Thirty-two states include the legal separation of parents as an exception, and 14 states include the emancipation of a student, meaning the parents are no longer responsible for the child, the report said. Kentucky does not.

The LRC report hasn't been published, but it was approved by lawmakers on the program review and investigations committee in December 2009.

The KHSAA already is incorporating two other recommendations in the report, according to Commissioner Julian Tackett. It is creating a document to clearly explain its transfer rule to parents and students. And it is creating an electronic system for processing the forms required to determine students' eligibility.

KHSAA spokesman Elden May said the organization's board of control will review all 33 of its bylaws and determine what, if any, changes it will propose for an annual meeting of delegates from its member schools in September.

"We simply do not know until the meeting on May 19 what will happen," said May.

Most states, including Kentucky, have transfer rules to discourage parents and coaches from going to extremes to get students on specific teams. The KHSAA's decisions on whether a transfer student is eligible to play or must sit out a year are sometimes controversial. When the KHSAA rules a student ineligible, parents often sue the organization, which is overseen by the state school board.

The LRC report said that 39 of the 66 lawsuits filed against the KHSAA from 1998 to 2008 involved the transfer rule.

The LRC report also provided information on how parents and students fared in court when they filed lawsuits against the KHSAA. Of the 66 cases, 30 had concluded by 2008. The KHSAA prevailed in 21 of those cases.

One example of suits against KHSAA is a case filed in federal court earlier this year. Knott Central High School basketball player Nason Roberts contended the KHSAA ruled him ineligible to play in 2008 when he transferred from June Buchanan School, a private school, to the school in his district, Knott Central. Roberts played basketball at Knott Central for the past two seasons.

Roberts says in the lawsuit that although he won an appeal to the KHSAA ruling in Knott Circuit Court, the KHSAA threatened Knott Central with sanctions if the school followed the court order.

"He did sit out a calendar year from March 5, 2008, to March 5, 2009, solely due to the defendant KHSAA's refusal to honor the orders of the Knott Circuit Court," the complaint said.

The complaint said Roberts "sustained emotional and mental distress; lost a year of competition which cannot be replaced, and had his civil rights violated."

Roberts and his parents "felt the KHSAA treated them unfairly," Roberts' attorney, Ron Thornsberry of Lexington, said in an interview.

U.S. District Judge Amul R. Thapar has ordered that attorneys meet by Friday to discuss a settlement in that suit.

May, the KHSAA spokesman, said he could not comment on the case because it was in court.

For years, when a parent challenged a ruling about a student's right to play and the court issued an order that reversed a KHSAA ruling, the association often warned school officials that they could face fines, the coach could be suspended or games forfeited if the judge's ruling was overturned.

But in May 2009, under pressure from state lawmakers, the Kentucky Board of Education got rid of the controversial policy.

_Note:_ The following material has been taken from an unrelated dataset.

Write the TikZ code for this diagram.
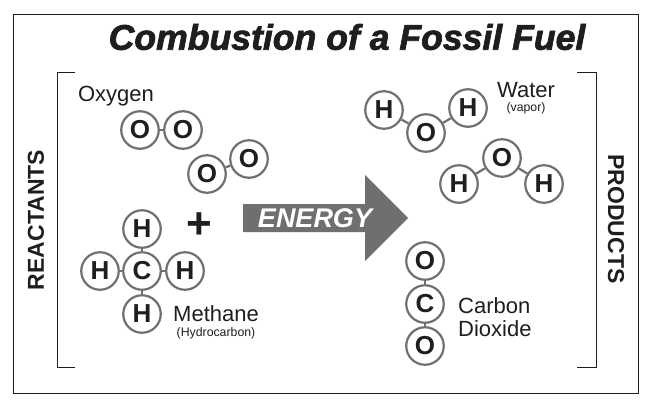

That meant high school officials no longer had to fear penalties or warnings from the organization when they allowed athletes to compete because a judge had ordered them to.

While the LRC investigative report was being compiled in 2009, KHSAA officials also made two other changes that lawmakers wanted. They hired an in-house attorney to keep down legal costs, and officials attempted to reduce the time it takes to determine students' eligibility.

Members of the Board of Control, who meet only once a month, no longer have a role in deciding whether a transfer student is eligible.